__Stated task__: Wherever a line below holds the word "this", copy that line.

※

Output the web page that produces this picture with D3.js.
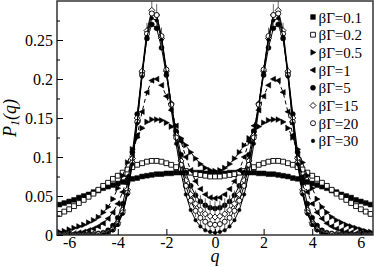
<!DOCTYPE html>
<html>
<head>
<meta charset="utf-8">
<script src="https://cdn.jsdelivr.net/npm/d3@7"></script>
<style>
  body { margin: 0; background: #fff; }
  svg { display: block; }
  text { font-family: "Liberation Serif", "Times New Roman", "DejaVu Serif", serif; }
</style>
</head>
<body>
<svg width="374" height="267"></svg>
<script>
// q grid of the measured points
const qValues = [-6.4,-6.2,-6.0,-5.8,-5.6,-5.4,-5.2,-5.0,-4.8,-4.6,-4.4,-4.2,-4.0,-3.8,-3.6,-3.4,-3.2,-3.0,-2.8,-2.6,-2.4,-2.2,-2.0,-1.8,-1.6,-1.4,-1.2,-1.0,-0.8,-0.6,-0.4,-0.2,0,0.2,0.4,0.6,0.8,1.0,1.2,1.4,1.6,1.8,2.0,2.2,2.4,2.6,2.8,3.0,3.2,3.4,3.6,3.8,4.0,4.2,4.4,4.6,4.8,5.0,5.2,5.4,5.6,5.8,6.0,6.2,6.4];

const p01 = [0.039,0.041,0.043,0.045,0.048,0.050,0.052,0.055,0.057,0.060,0.062,0.064,0.066,0.068,0.070,0.072,0.073,0.075,0.076,0.077,0.078,0.078,0.079,0.079,0.080,0.080,0.080,0.080,0.080,0.080,0.079,0.079,0.079,0.079,0.079,0.080,0.080,0.080,0.080,0.080,0.080,0.079,0.079,0.078,0.078,0.077,0.076,0.075,0.073,0.072,0.070,0.068,0.066,0.064,0.062,0.060,0.057,0.055,0.052,0.050,0.048,0.045,0.043,0.041,0.039];
const p02 = [0.027,0.030,0.033,0.037,0.041,0.045,0.049,0.053,0.058,0.063,0.067,0.072,0.076,0.080,0.084,0.087,0.090,0.092,0.094,0.095,0.095,0.094,0.092,0.090,0.087,0.085,0.082,0.080,0.078,0.077,0.076,0.075,0.075,0.075,0.076,0.077,0.078,0.080,0.082,0.085,0.087,0.090,0.092,0.094,0.095,0.095,0.094,0.092,0.090,0.087,0.084,0.080,0.076,0.072,0.067,0.063,0.058,0.053,0.049,0.045,0.041,0.037,0.033,0.030,0.027];
const p05 = [0.004,0.005,0.007,0.009,0.011,0.013,0.016,0.019,0.023,0.029,0.036,0.046,0.060,0.076,0.093,0.110,0.125,0.137,0.145,0.148,0.148,0.147,0.144,0.139,0.132,0.124,0.115,0.106,0.098,0.091,0.086,0.083,0.082,0.083,0.086,0.091,0.098,0.106,0.115,0.124,0.132,0.139,0.144,0.147,0.148,0.148,0.145,0.137,0.125,0.110,0.093,0.076,0.060,0.046,0.036,0.029,0.023,0.019,0.016,0.013,0.011,0.009,0.007,0.005,0.004];
const p1 = [0.001,0.001,0.002,0.002,0.003,0.004,0.006,0.008,0.011,0.015,0.021,0.029,0.040,0.055,0.075,0.100,0.128,0.158,0.183,0.198,0.200,0.192,0.178,0.160,0.140,0.120,0.100,0.083,0.069,0.059,0.052,0.048,0.047,0.048,0.052,0.059,0.069,0.083,0.100,0.120,0.140,0.160,0.178,0.192,0.200,0.198,0.183,0.158,0.128,0.100,0.075,0.055,0.040,0.029,0.021,0.015,0.011,0.008,0.006,0.004,0.003,0.002,0.002,0.001,0.001];
const p5 = [0,0,0,0,0,0,0.001,0.001,0.002,0.003,0.006,0.012,0.022,0.040,0.067,0.106,0.155,0.208,0.252,0.270,0.265,0.240,0.205,0.168,0.133,0.103,0.080,0.063,0.051,0.043,0.038,0.035,0.034,0.035,0.038,0.043,0.051,0.063,0.080,0.103,0.133,0.168,0.205,0.240,0.265,0.270,0.252,0.208,0.155,0.106,0.067,0.040,0.022,0.012,0.006,0.003,0.002,0.001,0.001,0,0,0,0,0,0];
const p15 = [0,0,0,0,0,0,0,0.001,0.001,0.002,0.004,0.008,0.016,0.032,0.058,0.098,0.150,0.210,0.262,0.288,0.282,0.252,0.210,0.168,0.128,0.095,0.070,0.052,0.040,0.032,0.027,0.024,0.023,0.024,0.027,0.032,0.040,0.052,0.070,0.095,0.128,0.168,0.210,0.252,0.282,0.288,0.262,0.210,0.150,0.098,0.058,0.032,0.016,0.008,0.004,0.002,0.001,0.001,0,0,0,0,0,0,0];
const p20 = [0,0,0,0,0,0,0,0,0.001,0.001,0.003,0.007,0.014,0.029,0.054,0.093,0.145,0.205,0.258,0.284,0.282,0.255,0.212,0.167,0.125,0.090,0.063,0.044,0.031,0.022,0.017,0.014,0.013,0.014,0.017,0.022,0.031,0.044,0.063,0.090,0.125,0.167,0.212,0.255,0.282,0.284,0.258,0.205,0.145,0.093,0.054,0.029,0.014,0.007,0.003,0.001,0.001,0,0,0,0,0,0,0,0];
const p30 = [0,0,0,0,0,0,0,0,0,0.001,0.003,0.006,0.013,0.027,0.052,0.091,0.143,0.203,0.254,0.278,0.275,0.250,0.208,0.161,0.117,0.080,0.052,0.032,0.019,0.011,0.006,0.004,0.003,0.004,0.006,0.011,0.019,0.032,0.052,0.080,0.117,0.161,0.208,0.250,0.275,0.278,0.254,0.203,0.143,0.091,0.052,0.027,0.013,0.006,0.003,0.001,0,0,0,0,0,0,0,0,0];
// error bars drawn on the βΓ=15 points
const err15 = [0,0,0,0,0,0,0,0,0,0,0,0,0,0,0.001,0.002,0.003,0.006,0.010,0.012,0.014,0.014,0.008,0.004,0.004,0.006,0.010,0.014,0.017,0.019,0.020,0.020,0.020,0.020,0.020,0.019,0.017,0.014,0.010,0.006,0.004,0.004,0.008,0.014,0.014,0.012,0.010,0.006,0.003,0.002,0.001,0,0,0,0,0,0,0,0,0,0,0,0,0,0];

const seriesLabels = ["βΓ=0.1", "βΓ=0.2", "βΓ=0.5", "βΓ=1", "βΓ=5", "βΓ=15", "βΓ=20", "βΓ=30"];
const xTicks = [-6, -4, -2, 0, 2, 4, 6];
const yTicks = [0, 0.05, 0.1, 0.15, 0.2, 0.25];
const yMinorTicks = [0.025, 0.075, 0.125, 0.175, 0.225, 0.275];

const series = [
  { label: seriesLabels[0], values: p01, marker: "square", fill: true, dash: null },
  { label: seriesLabels[1], values: p02, marker: "square", fill: false, dash: null },
  { label: seriesLabels[2], values: p05, marker: "triRight", fill: true, dash: "4,3" },
  { label: seriesLabels[3], values: p1, marker: "triLeft", fill: true, dash: "4,3" },
  { label: seriesLabels[4], values: p5, marker: "circle", fill: true, dash: null },
  { label: seriesLabels[5], values: p15, marker: "diamond", fill: false, dash: null, err: err15 },
  { label: seriesLabels[6], values: p20, marker: "circle", fill: false, dash: null },
  { label: seriesLabels[7], values: p30, marker: "dot", fill: true, dash: null },
];

const FONT = "'Liberation Serif', 'Times New Roman', 'DejaVu Serif', serif";
const margin = { left: 57, right: 1, top: 1, bottom: 32 };
const width = 374, height = 267;

const svg = d3.select("svg");
const x = d3.scaleLinear().domain([-6.5, 6.5]).range([margin.left, width - margin.right]);
const y = d3.scaleLinear().domain([0, 0.3]).range([height - margin.bottom, margin.top]);

// marker path at the origin
function markerPath(kind) {
  switch (kind) {
    case "square": return "M-2.4,-2.4H2.4V2.4H-2.4Z";
    case "triRight": return "M3,0L-2.2,-2.8L-2.2,2.8Z";
    case "triLeft": return "M-3,0L2.2,-2.8L2.2,2.8Z";
    case "diamond": return "M0,-3L3,0L0,3L-3,0Z";
    case "circle": return d3.symbol(d3.symbolCircle, 20)();
    case "dot": return d3.symbol(d3.symbolCircle, 10)();
  }
}

svg.append("clipPath")
  .attr("id", "plot-clip")
  .append("rect")
  .attr("x", margin.left)
  .attr("y", margin.top)
  .attr("width", width - margin.left - margin.right)
  .attr("height", height - margin.top - margin.bottom);

const plot = svg.append("g").attr("clip-path", "url(#plot-clip)");

series.forEach((s) => {
  const pts = qValues.map((q, i) => ({ q, p: s.values[i], e: s.err ? s.err[i] : 0 }));
  const g = plot.append("g");

  if (s.err) {
    g.selectAll("line.err")
      .data(pts.filter((d) => d.e > 0))
      .enter()
      .append("line")
      .attr("x1", (d) => x(d.q))
      .attr("x2", (d) => x(d.q))
      .attr("y1", (d) => y(Math.max(0, d.p - d.e)))
      .attr("y2", (d) => y(d.p + d.e))
      .attr("stroke", "#444")
      .attr("stroke-width", 0.8);
  }

  g.append("path")
    .datum(pts)
    .attr("fill", "none")
    .attr("stroke", "#000")
    .attr("stroke-width", 1)
    .attr("stroke-dasharray", s.dash)
    .attr("d", d3.line().x((d) => x(d.q)).y((d) => y(d.p)));

  g.selectAll("path.mk")
    .data(pts)
    .enter()
    .append("path")
    .attr("class", "mk")
    .attr("transform", (d) => `translate(${x(d.q)},${y(d.p)})`)
    .attr("d", markerPath(s.marker))
    .attr("fill", s.fill ? "#000" : "#fff")
    .attr("stroke", "#000")
    .attr("stroke-width", s.fill ? 0.5 : 0.9);
});

// frame
svg.append("rect")
  .attr("x", margin.left)
  .attr("y", margin.top)
  .attr("width", width - margin.right - margin.left)
  .attr("height", height - margin.bottom - margin.top)
  .attr("fill", "none")
  .attr("stroke", "#333")
  .attr("stroke-width", 1.5);

// inward ticks
const xAxis = svg.append("g")
  .attr("transform", `translate(0,${height - margin.bottom})`)
  .call(d3.axisBottom(x).tickValues(xTicks).tickSize(-6).tickPadding(2).tickFormat((d) => String(d)));
const yAxis = svg.append("g")
  .attr("transform", `translate(${margin.left},0)`)
  .call(d3.axisLeft(y).tickValues(yTicks).tickSize(-6).tickPadding(4).tickFormat((d) => String(d)));
svg.append("g")
  .attr("transform", `translate(${margin.left},0)`)
  .call(d3.axisLeft(y).tickValues(yMinorTicks).tickSize(-3).tickFormat(""))
  .call((g) => g.select(".domain").remove());

[xAxis, yAxis].forEach((a) => {
  a.select(".domain").remove();
  a.selectAll("text").attr("font-family", FONT).attr("font-size", 16).attr("fill", "#000");
});
svg.selectAll(".tick line").attr("stroke", "#000");

// axis titles
svg.append("text")
  .attr("x", x(0))
  .attr("y", 262)
  .attr("text-anchor", "middle")
  .attr("font-family", FONT)
  .attr("font-size", 18)
  .attr("font-style", "italic")
  .text("q");

const yTitle = svg.append("text")
  .attr("transform", "translate(16,118) rotate(-90)")
  .attr("text-anchor", "middle")
  .attr("font-family", FONT)
  .attr("font-size", 18)
  .attr("font-style", "italic");
yTitle.append("tspan").text("P");
yTitle.append("tspan").attr("dy", 3).attr("font-size", 12).text("1");
yTitle.append("tspan").attr("dy", -3).text("(q)");

// legend
const legend = svg.append("g").attr("transform", "translate(313,17)");
series.forEach((s, i) => {
  const row = legend.append("g").attr("transform", `translate(0,${i * 17.7})`);
  row.append("path")
    .attr("d", markerPath(s.marker))
    .attr("fill", s.fill ? "#000" : "#fff")
    .attr("stroke", "#000")
    .attr("stroke-width", s.fill ? 0.5 : 0.9);
  row.append("text")
    .attr("x", 5.5)
    .attr("y", 5.5)
    .attr("font-family", FONT)
    .attr("font-size", 15)
    .text(s.label);
});
</script>
</body>
</html>
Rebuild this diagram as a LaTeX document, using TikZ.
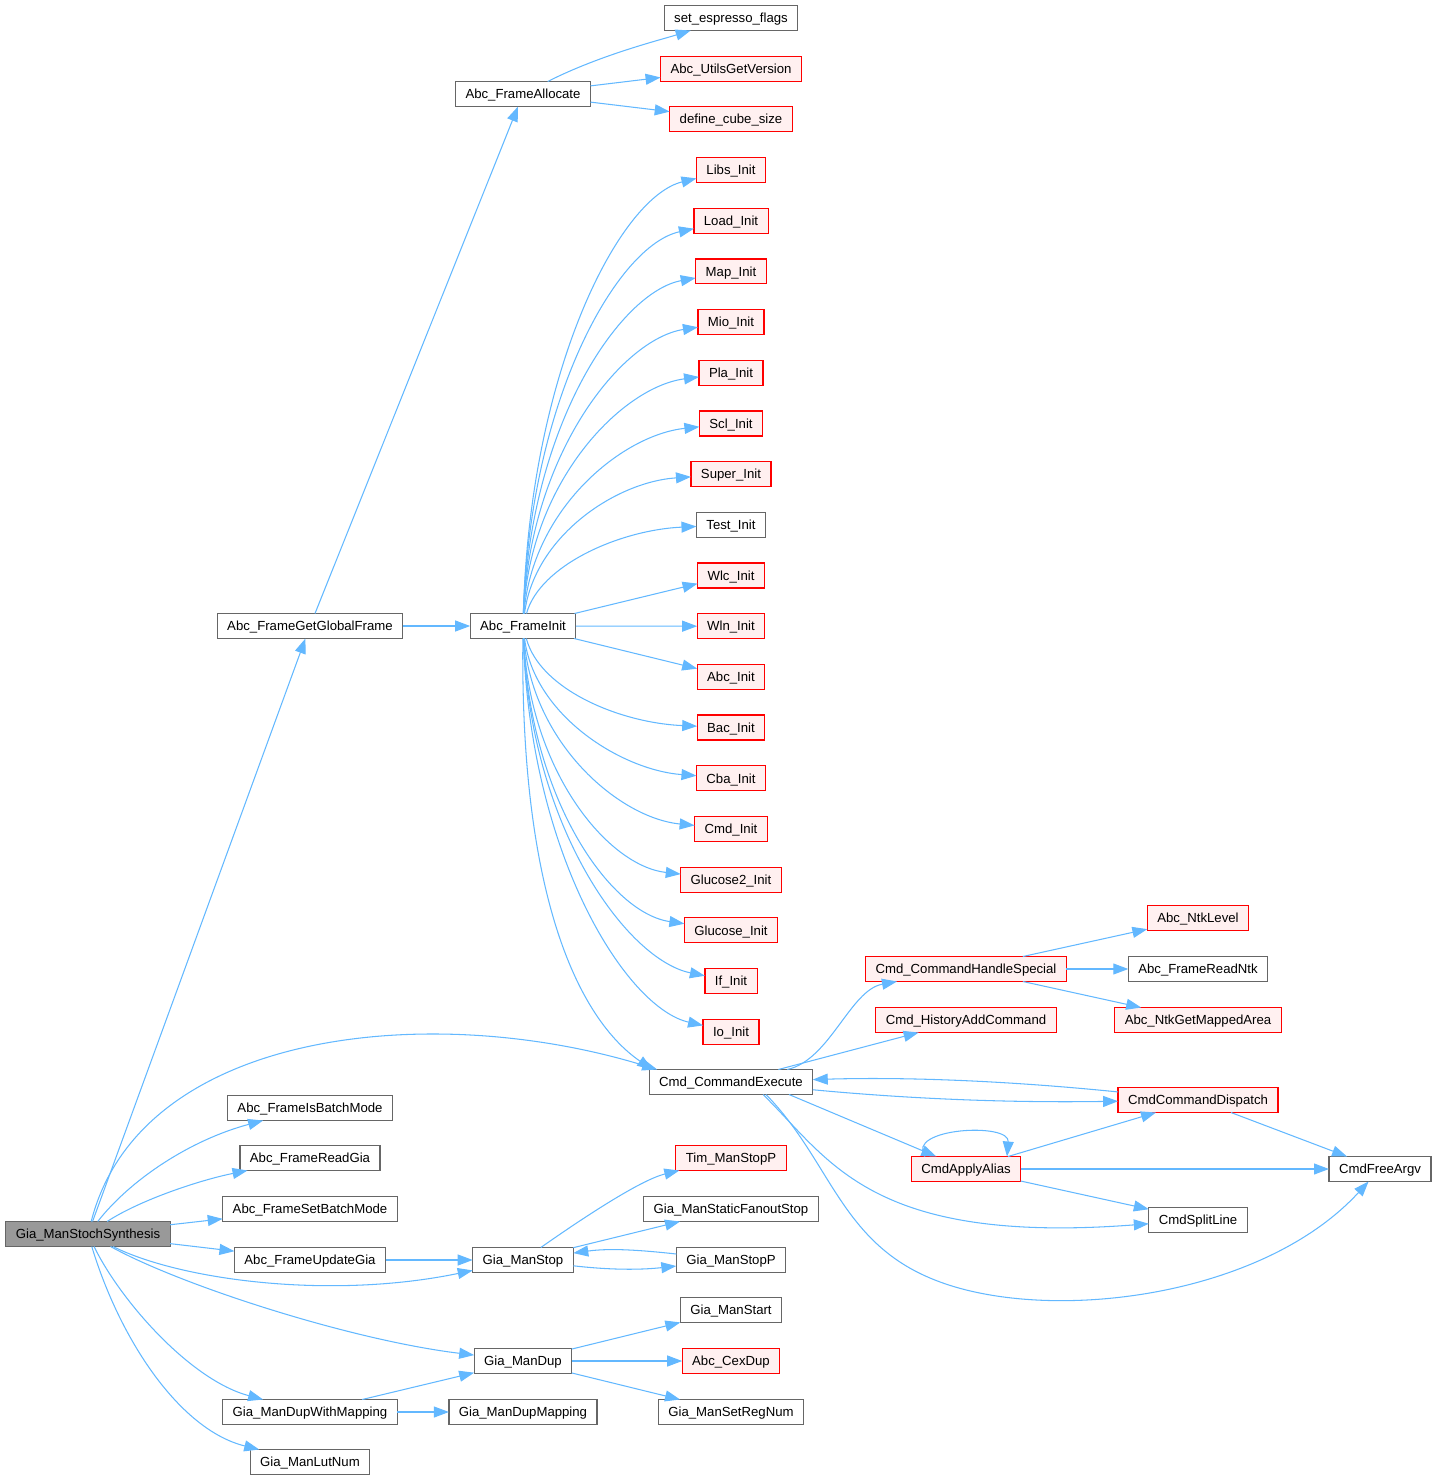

※

__Correct output__:
Output the web page that produces this picture with D3.js.
Rebuild this diagram as a LaTeX document, using TikZ.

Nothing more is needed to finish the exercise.